If Ivanhoe does not exercise its right to acquire the Interest prior to the expiry of the Exercise Period, Entrée will have the right for a period of ninety (90) days following the Exercise Period (the “Closing Period”) to convey the Interest to the Third Party for consideration having a value equal to or higher than the value of the consideration for which Entrée offered the Interest to Ivanhoe.

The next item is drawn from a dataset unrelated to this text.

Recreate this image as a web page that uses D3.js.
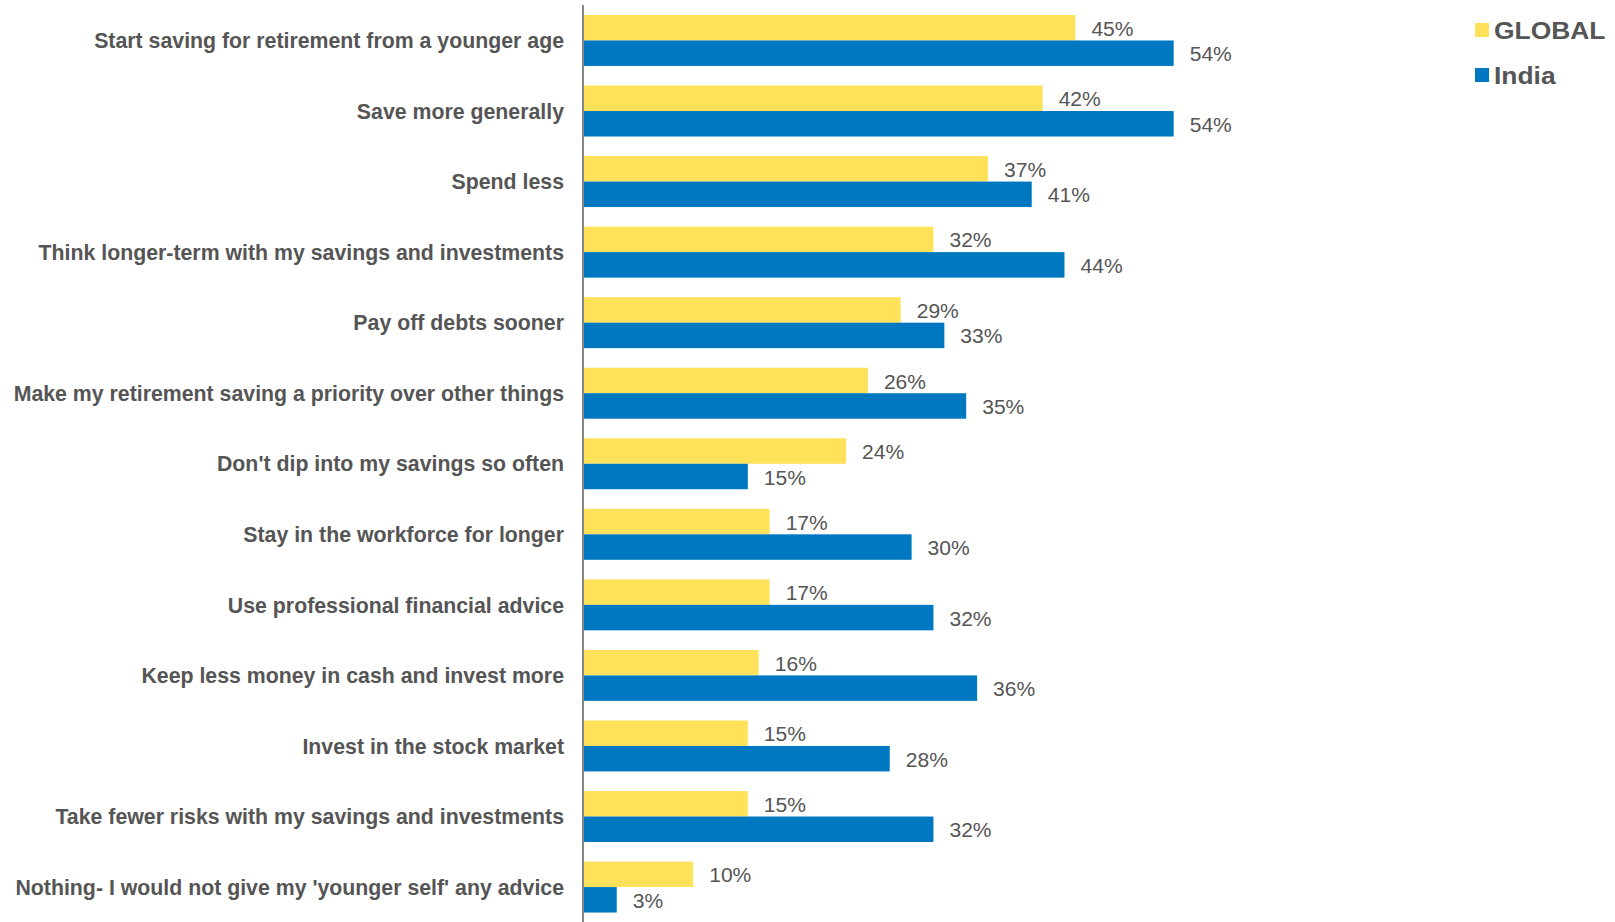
<!DOCTYPE html>
<html>
<head>
<meta charset="utf-8">
<script src="https://cdn.jsdelivr.net/npm/d3@7"></script>
<style>
  html, body { margin: 0; padding: 0; background: #ffffff; }
  svg { display: block; }
</style>
</head>
<body>
<script>
// Advice respondents would give their younger selves (% of respondents)
const categories = [
  "Start saving for retirement from a younger age",
  "Save more generally",
  "Spend less",
  "Think longer-term with my savings and investments",
  "Pay off debts sooner",
  "Make my retirement saving a priority over other things",
  "Don't dip into my savings so often",
  "Stay in the workforce for longer",
  "Use professional financial advice",
  "Keep less money in cash and invest more",
  "Invest in the stock market",
  "Take fewer risks with my savings and investments",
  "Nothing- I would not give my 'younger self' any advice"
];
const globalValues = [45, 42, 37, 32, 29, 26, 24, 17, 17, 16, 15, 15, 10];
const indiaValues  = [54, 54, 41, 44, 33, 35, 15, 30, 32, 36, 28, 32, 3];
const seriesNames  = ["GLOBAL", "India"];
const seriesColors = ["#FFE15A", "#0078C1"];

const width = 1615, height = 922;
const axisX = 584;
const textColor = "#555555";

const svg = d3.select("body").append("svg")
  .attr("width", width)
  .attr("height", height)
  .style("font-family", "'Liberation Sans', Arial, sans-serif");

const x = d3.scaleLinear().domain([0, 100]).range([axisX, axisX + 1092]);

const y = d3.scaleBand()
  .domain(categories)
  .range([5, 5 + 70.58 * 13])
  .paddingInner(19.6 / 70.58)
  .paddingOuter(10 / 70.58);

const inner = d3.scaleBand()
  .domain(seriesNames)
  .range([0, y.bandwidth()]);

const series = [globalValues, indiaValues];

const rows = svg.append("g").selectAll("g.row")
  .data(categories)
  .join("g")
  .attr("class", "row")
  .attr("transform", d => `translate(0,${y(d)})`);

seriesNames.forEach((name, si) => {
  rows.append("rect")
    .attr("x", x(0))
    .attr("y", inner(name))
    .attr("width", (d, i) => x(series[si][i]) - x(0))
    .attr("height", inner.bandwidth())
    .attr("fill", seriesColors[si]);

  // value labels use a slightly widened face
  rows.append("text")
    .attr("transform", (d, i) =>
      `translate(${x(series[si][i]) + 16},${inner(name) + inner.bandwidth() / 2 + 1}) scale(1.08,1)`)
    .attr("dy", "0.36em")
    .attr("font-size", 19.5)
    .attr("fill", textColor)
    .text((d, i) => series[si][i] + "%");
});

// Category labels, right-aligned against the axis
svg.append("g").selectAll("text")
  .data(categories)
  .join("text")
  .attr("x", axisX - 20)
  .attr("y", d => y(d) + y.bandwidth() / 2)
  .attr("dy", "0.36em")
  .attr("text-anchor", "end")
  .attr("font-size", 21.3)
  .attr("font-weight", "bold")
  .attr("fill", textColor)
  .text(d => d);

// Vertical baseline
svg.append("line")
  .attr("x1", axisX - 1).attr("x2", axisX - 1)
  .attr("y1", 5).attr("y2", height)
  .attr("stroke", "#878787")
  .attr("stroke-width", 2);

// Legend
const legend = svg.append("g").selectAll("g")
  .data(seriesNames)
  .join("g")
  .attr("transform", (d, i) => `translate(1475,${30 + i * 45})`);

legend.append("rect")
  .attr("x", 0).attr("y", -7)
  .attr("width", 14).attr("height", 14)
  .attr("fill", (d, i) => seriesColors[i]);

legend.append("text")
  .attr("transform", "translate(19,0) scale(1.1,1)")
  .attr("dy", "0.36em")
  .attr("font-size", 24)
  .attr("font-weight", "bold")
  .attr("fill", textColor)
  .text(d => d);
</script>
</body>
</html>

If Entrée does not convey the Interest to the Third Party by the expiry of the Closing Period, Ivanhoe’s preemptive right in such Interest shall be deemed to be revived.  Any subsequent proposal to dispose of such Interest shall be conducted in accordance with all of the procedures set forth in this Paragraph..

 

	
4.  

	
Exceptions to Ivanhoe Preemptive Right

 

Paragraph 3.1 above shall not apply to the following:

 

	
4.1.  

	
transfer by Entrée of an Interest to an Affiliate provided that such Affiliate agrees in writing with Ivanhoe to be bound by Entrée’s obligations in Paragraphs 3.1 through 3.3 in respect of the transferred Interest;

	
4.2.  

	
corporate consolidation, reorganization, merger or amalgamation involving Entrée by which the surviving entity will possess substantially all of the stock, or all of the property rights and interests, and be subject to substantially all of the liabilities and obligations of Entrée;

 

	
4.3.  

	
the grant by Entrée of a security interest by mortgage, deed of trust, pledge, lien or other encumbrance and any transfer of such interest by reason of exercise of the rights granted to the secured party; or

 

	
4.4.  

	
a sale or other commitment or disposition of Products or proceeds from sale of Products by Entrée.